The Australians seemed surprised.

Such awkward moments simultaneously amuse and appall Gervais, who harbors a deep dislike for celebrity and the superficial sense of intimacy it creates. They occur frequently when he's back home in London, where the pudgy actor-writer is well-recognized as the creator and star of the original BBC version of the television comedy "The Office."

"Everyone knows who you are, so you're always on," he said in a recent interview at HBO's Midtown offices, sporting a white T-shirt and stubble as he sipped from a coffee mug. "You're always thinking, 'How am I behaving?' "

Yet such discomfort also provides great fodder for his latest comedy, "Extras," which has aired in England and returns for its second season in the U.S. on Sunday on HBO. Conceived as a sardonic look at unsuccessful actors trying to make it in the movie business, the series takes a new turn this season when a sitcom script written by the long-struggling Andy Millman, played by Gervais, is picked up by the BBC.

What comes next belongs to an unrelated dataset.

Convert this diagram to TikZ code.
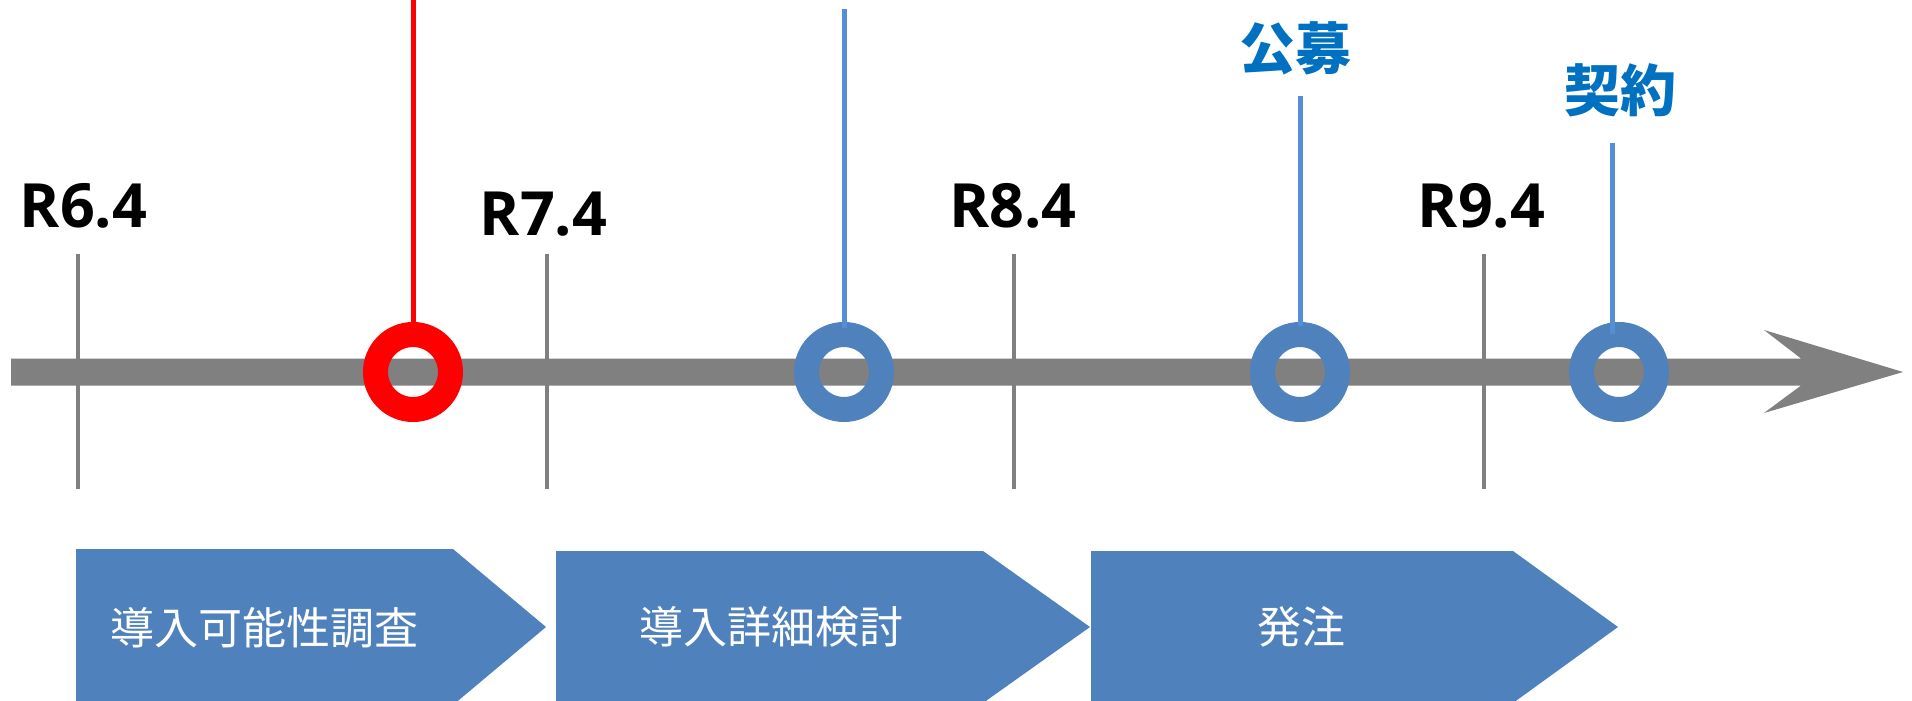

Andy's exuberance is quickly diminished when network executives proceed to dumb down the workplace comedy, titled "When the Whistle Blows." They make him don a curly black wig and outsized glasses for his part as a dim factory boss. They insist his character utter an annoying catchphrase whenever someone appears to have cracked a joke: "Are you having a laugh?"

Critics pan "When the Whistle Blows," which is nevertheless a popular hit, a fact that only further depresses Andy. In one scene, he is accosted at a pub by fans of the sitcom who urge him to deliver his character's catchphrase, which he does with no small amount of self-loathing.

"The big theme of it, I suppose, is 'Don't compromise,' " Gervais said. "Be careful what you wish for. Success without respect is nothing."

Some of the incidents that befall Andy on "Extras" -- like getting recognized by the homeless -- were drawn from Gervais' own experiences.